Dort, an der zweitältesten deutschsprachigen Universität, verhält es sich ganz ähnlich. Das älteste erhaltene Szepter, jenes des Rektors, stammt aus dem Jahr 1558 – aus einer Zeit, in der sich die akademischen Strukturen gerade selbstständig machten und neben geistlichen und weltlichen Autoritäten eine dritte Herrschaftsebene darstellten.

„Innerhalb der Universitäten gab es damals eine klare Hierarchie – oben der Rektor, darunter die Dekane an der Spitze ihrer Fakultäten“, erläutert Mühlberger. In dieser Zeit oblag dem Rektor sogar die Rechtsprechung über die Mitglieder seiner Universität, er stand an der Spitze seines eigenen kleinen Reiches. Was sich auch in den Insignien widerspiegelt.

„Vorbild waren eindeutig die Symbole kirchlicher und weltlicher Macht. Die Stäbe des Klerus und die Szepter der Landesherren“, so Mühlberger. Nach diesem Vorbild stifteten betuchte Adelige und Gönner später auch Szepter für die einzelnen Fakultäten, zuletzt kam 1892 das prächtige Banner der Universität dazu. Und wie gesagt: Es ist bis heute in Verwendung.

Wenn man nach dem Wert all dieser Schätze fragt, erntet man bei Historikern nur Unverständnis.
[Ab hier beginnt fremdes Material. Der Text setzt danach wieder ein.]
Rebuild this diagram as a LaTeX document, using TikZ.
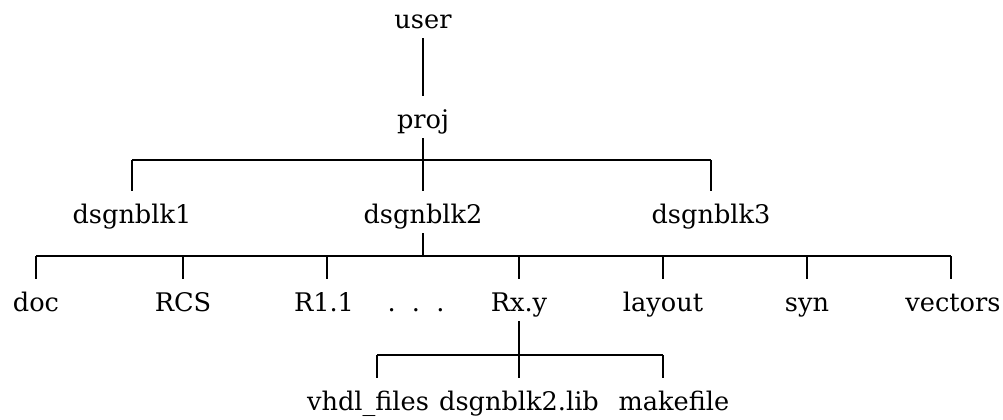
\documentclass[tikz,border=0pt]{standalone}
\usepackage{fontspec}
\setmainfont{DejaVu Serif}
\begin{document}
\begin{tikzpicture}[x=0.5pt,y=-0.5pt]
  \tikzset{dir/.style={font=\fontsize{12.8}{15}\selectfont, anchor=base, inner ysep=4pt, text height=12pt, text depth=1pt},
           link/.style={line width=1pt}}
  \useasboundingbox (0,0) rectangle (1003,419);

	%top
  \node[dir] (user) at (423,28) {user};
  \node[dir] (proj) at (423,128) {proj};
  \draw[link] (user.south) -- (proj.north);

	%blocks
  \coordinate (bar1) at (0,160);
    \foreach \x/\num/\name in {132/1/d1, 423/2/d2, 711/3/d3}{
         \node[dir] (\name) at (\x,223) {dsgnblk\num};
         \draw[link] (\name.north |- bar1) -- (\name.north);
    }
  \draw[link] (d1.north |- bar1) -- (d3.north |- bar1);
  \draw[link] (proj.south) -- (proj.south |- bar1);

	%dsgnblk2
  \coordinate (bar2) at (0,256);
    \foreach \x/\dx/\num/\name in {36/36/doc/doc, 183/183/RCS/rcs, 324/327/R1.1/r11, 519/519/Rx.y/rxy, 663/663/layout/layout, 807/807/syn/syn, 953/951/vectors/vectors}{
         \node[dir] (\name) at (\x,311) {\num};
         \draw[link] (bar2 -| \dx,0) -- (\name.north -| \dx,0);
    }
  \node[dir] (dots) at (416,311) {.\ \ .\ \ .};
  \draw[link] (bar2 -| doc.north) -- (bar2 -| 951,0);
  \draw[link] (d2.south) -- (d2.south |- bar2);

	%Rx.y
  \coordinate (bar3) at (0,355);
    \foreach \x/\dx/\num/\name in {368/377/vhdl\_files/vhdl, 519/519/dsgnblk2.lib/lib, 674/663/makefile/make}{
         \node[dir] (\name) at (\x,410) {\num};
         \draw[link] (bar3 -| \dx,0) -- (\name.north -| \dx,0);
    }
  \draw[link] (bar3 -| 377,0) -- (bar3 -| 663,0);
  \draw[link] (rxy.south) -- (rxy.south |- bar3);

\end{tikzpicture}
\end{document}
Natürlich, einen gewissen Materialwert gebe es – die Szepter sind meist aus Silber und vergoldet –, aber mangels eines entsprechenden Marktes könne man den tatsächlichen Wert nicht beziffern. Über Versicherungssummen schweigt man sich aus.

Generell verhalten sich die Universitäten recht heimlichtuerisch, wenn es um ihre Schätze geht. Aus Sicherheitsgründen, wie man betont – „Schatzkammern“ gibt es etwa nicht, nicht selten lagern die Szepter in einfachen Metallkästen im Universitätsgebäude.
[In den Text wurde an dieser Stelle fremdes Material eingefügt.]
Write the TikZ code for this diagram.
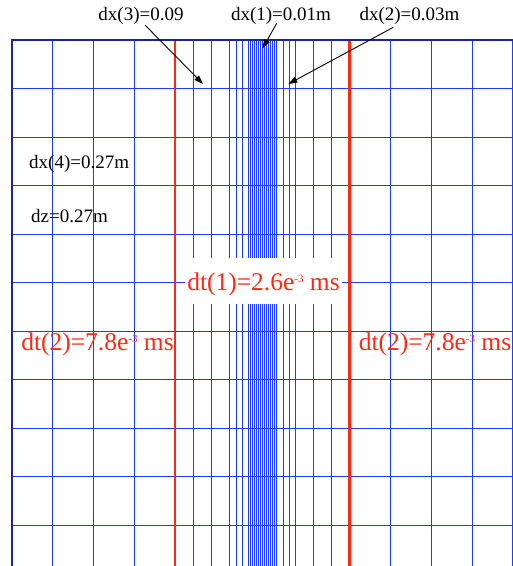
\documentclass[tikz,border=0pt]{standalone}
\usepackage{fontspec}
\setmainfont{Liberation Serif}
\usetikzlibrary{arrows.meta}
\definecolor{gridblue}{RGB}{30,60,255}
\definecolor{navy}{RGB}{25,40,150}
\definecolor{tred}{RGB}{255,40,20}
\newcommand{\smallsup}[1]{\raisebox{8pt}{\fontsize{11}{11}\selectfont #1}}
\tikzset{
  gridline/.style={draw=gridblue, line width=0.9pt},
  redline/.style={draw=tred, line width=2.6pt},
  border/.style={draw=navy, line width=2pt},
  dxlabel/.style={font=\fontsize{19}{19}\selectfont, text=black, inner sep=0pt},
  dtlabel/.style={font=\fontsize{25.5}{25.5}\selectfont, text=tred, inner sep=0pt},
  pointer/.style={draw=black, line width=0.9pt, -{Triangle[length=9pt,width=6pt]}}
}
\begin{document}
\begin{tikzpicture}[x=1pt,y=-1pt]
\useasboundingbox (0,0) rectangle (513,566);
\clip (0,0) rectangle (513,566);
% horizontal grid lines
\foreach \y in {88.5,137,185.5,234,282.5,331,379.5,428,476.5,525}
  \draw[gridline] (11.7,\y) -- (513,\y);
% vertical grid lines
\foreach \x in {52.5,93.3,134,193.3,211.3,229.7,236,242.3,283,289,295,313.3,331.7,390.3,431.3,472,512.3}
  \draw[gridline] (\x,40) -- (\x,566);
\foreach \i in {0,...,14}
  \draw[gridline] ({248.3+\i*2.0286},40) -- ({248.3+\i*2.0286},566);
% red lines
\draw[redline] (175,40) -- (175,566);
\draw[redline] (349.7,40) -- (349.7,566);
% borders
\draw[border] (11.7,566) -- (11.7,40) -- (513,40);
% labels
\node[dxlabel, anchor=base] (dx3) at (141,20.7) {dx(3)=0.09};
\node[dxlabel, anchor=base] (dx1) at (281,20.7) {dx(1)=0.01m};
\node[dxlabel, anchor=base] (dx2) at (409.5,20.7) {dx(2)=0.03m};
\node[dxlabel, anchor=base west] (dx4) at (29,168) {dx(4)=0.27m};
\node[dxlabel, anchor=base west] (dz) at (31,222) {dz=0.27m};
\node[dtlabel, anchor=base, fill=white, text height=32.7pt, text depth=13.3pt, inner xsep=2.5pt] (dt1) at (263.5,290.7) {dt(1)=2.6e\smallsup{-3} ms};
\node[dtlabel, anchor=base] (dt2l) at (97.5,350) {dt(2)=7.8e\smallsup{-3} ms};
\node[dtlabel, anchor=base] (dt2r) at (435,350) {dt(2)=7.8e\smallsup{-3} ms};
% arrows
\coordinate (a3s) at (145,25);
\coordinate (a3e) at (203,84);
\coordinate (a1s) at (276.7,23.3);
\coordinate (a1e) at (262.5,48.5);
\coordinate (a2s) at (393.3,27.3);
\coordinate (a2e) at (288.3,84);
\draw[pointer] (a3s) -- (a3e);
\draw[pointer] (a1s) -- (a1e);
\draw[pointer] (a2s) -- (a2e);
\end{tikzpicture}
\end{document}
Sogar die Wiener Wirtschaftsuniversität, verglichen mit den bisher genannten Instituten eine sehr junge Hochschule – sie wurde 1889 als k. u. k. Exportakademie gegründet –, verfügt über eine Amtskette für ihren Rektor und ein Szepter. Sie hat ihre Insignien erst in der Zwischenkriegszeit erhalten, als sie zur Hochschule für Welthandel erhoben wurde.

Zu bunt für Habsburg

Aus dieser Zeit stammt übrigens auch der Großteil der historischen Talare, die sich heute im Bestand der österreichischen Universitäten befinden. Dass sich die Herren im Reich der Wissenschaft im Laufe der Jahrhunderte immer mehr mit Prunk und Pomp ausstatteten, ihre Talare bunt und reich verziert zur Schau trugen und sich generell mehr als Fürsten denn als Lehrer und Forscher gerierten, behagte einem Habsburgerkaiser nämlich gar nicht: Joseph II., als beinharter Reformer gefürchtet, ließ sie als „unvernünftig“ verbieten, zahlreiche Schmuckstücke einschmelzen und reich verzierte Kleidungsstücke „zur Altkleidersammlung geben“, wie es Peter Goller von der Innsbrucker Universität kommentiert.

Um wieder auf die WU zurückzukommen: Wo sie ihre Insignien lagert, wie viel sie wert oder wie sie versichert sind, darüber wird auch hier geschwiegen. Und im Übrigen lege man nicht viel Wert auf den Pomp – den Rektor in Talar und Kette zu sehen, sei in erster Linie Wunsch der Auszuzeichnenden und ihrer Angehörigen.